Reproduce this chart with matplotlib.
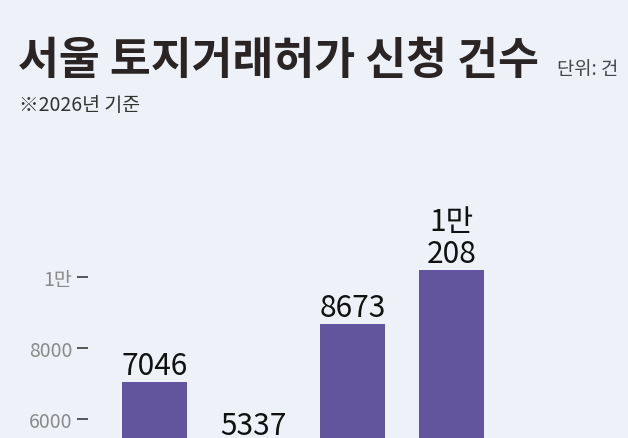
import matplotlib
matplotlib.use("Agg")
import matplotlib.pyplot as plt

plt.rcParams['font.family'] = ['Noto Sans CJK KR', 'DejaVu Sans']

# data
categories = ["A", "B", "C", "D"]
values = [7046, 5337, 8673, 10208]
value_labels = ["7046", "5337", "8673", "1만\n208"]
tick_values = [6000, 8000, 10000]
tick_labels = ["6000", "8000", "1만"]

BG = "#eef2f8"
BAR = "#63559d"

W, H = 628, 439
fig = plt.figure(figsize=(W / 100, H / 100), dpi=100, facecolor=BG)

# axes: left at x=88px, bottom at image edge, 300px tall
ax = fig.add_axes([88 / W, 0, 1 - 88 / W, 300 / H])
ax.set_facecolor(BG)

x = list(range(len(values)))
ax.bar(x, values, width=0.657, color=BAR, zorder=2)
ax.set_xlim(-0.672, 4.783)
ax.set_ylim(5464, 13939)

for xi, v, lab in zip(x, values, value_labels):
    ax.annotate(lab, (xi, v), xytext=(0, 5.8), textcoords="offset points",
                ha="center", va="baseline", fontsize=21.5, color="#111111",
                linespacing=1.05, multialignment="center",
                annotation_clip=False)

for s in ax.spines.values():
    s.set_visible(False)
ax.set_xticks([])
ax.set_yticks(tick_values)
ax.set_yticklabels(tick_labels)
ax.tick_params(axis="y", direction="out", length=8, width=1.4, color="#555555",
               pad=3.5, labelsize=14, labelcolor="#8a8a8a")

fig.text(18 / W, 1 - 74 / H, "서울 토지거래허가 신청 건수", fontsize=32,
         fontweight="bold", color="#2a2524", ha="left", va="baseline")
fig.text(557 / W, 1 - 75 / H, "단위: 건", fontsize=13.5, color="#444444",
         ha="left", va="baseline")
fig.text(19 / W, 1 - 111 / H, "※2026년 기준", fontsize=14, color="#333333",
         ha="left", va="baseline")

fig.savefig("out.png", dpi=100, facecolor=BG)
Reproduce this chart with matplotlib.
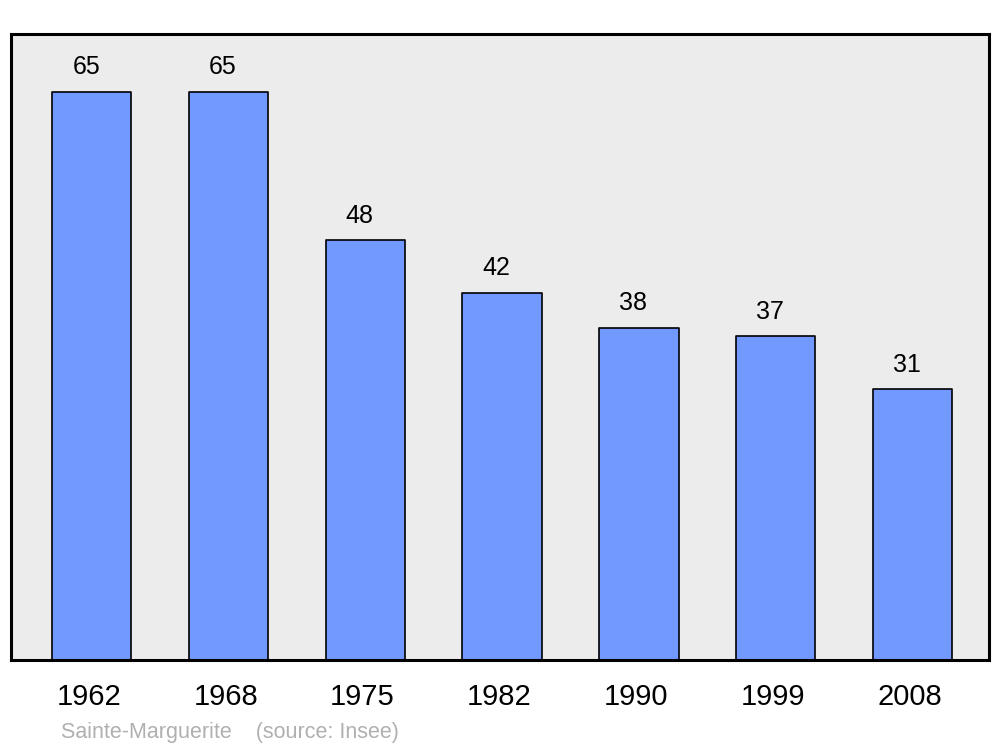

(The problem):
Transcribe the preceding listing in its entirety and with exact wording, leaving out pictures.

(Problem solution):
Reproduce this chart with matplotlib.
import matplotlib
matplotlib.use("Agg")
import matplotlib.pyplot as plt

plt.rcParams['font.family'] = ['Noto Sans CJK KR', 'DejaVu Sans']

# data
categories = ["A", "B", "C", "D"]
values = [7046, 5337, 8673, 10208]
value_labels = ["7046", "5337", "8673", "1만\n208"]
tick_values = [6000, 8000, 10000]
tick_labels = ["6000", "8000", "1만"]

BG = "#eef2f8"
BAR = "#63559d"

W, H = 628, 439
fig = plt.figure(figsize=(W / 100, H / 100), dpi=100, facecolor=BG)

# axes: left at x=88px, bottom at image edge, 300px tall
ax = fig.add_axes([88 / W, 0, 1 - 88 / W, 300 / H])
ax.set_facecolor(BG)

x = list(range(len(values)))
ax.bar(x, values, width=0.657, color=BAR, zorder=2)
ax.set_xlim(-0.672, 4.783)
ax.set_ylim(5464, 13939)

for xi, v, lab in zip(x, values, value_labels):
    ax.annotate(lab, (xi, v), xytext=(0, 5.8), textcoords="offset points",
                ha="center", va="baseline", fontsize=21.5, color="#111111",
                linespacing=1.05, multialignment="center",
                annotation_clip=False)

for s in ax.spines.values():
    s.set_visible(False)
ax.set_xticks([])
ax.set_yticks(tick_values)
ax.set_yticklabels(tick_labels)
ax.tick_params(axis="y", direction="out", length=8, width=1.4, color="#555555",
               pad=3.5, labelsize=14, labelcolor="#8a8a8a")

fig.text(18 / W, 1 - 74 / H, "서울 토지거래허가 신청 건수", fontsize=32,
         fontweight="bold", color="#2a2524", ha="left", va="baseline")
fig.text(557 / W, 1 - 75 / H, "단위: 건", fontsize=13.5, color="#444444",
         ha="left", va="baseline")
fig.text(19 / W, 1 - 111 / H, "※2026년 기준", fontsize=14, color="#333333",
         ha="left", va="baseline")

fig.savefig("out.png", dpi=100, facecolor=BG)
Reproduce this chart with matplotlib.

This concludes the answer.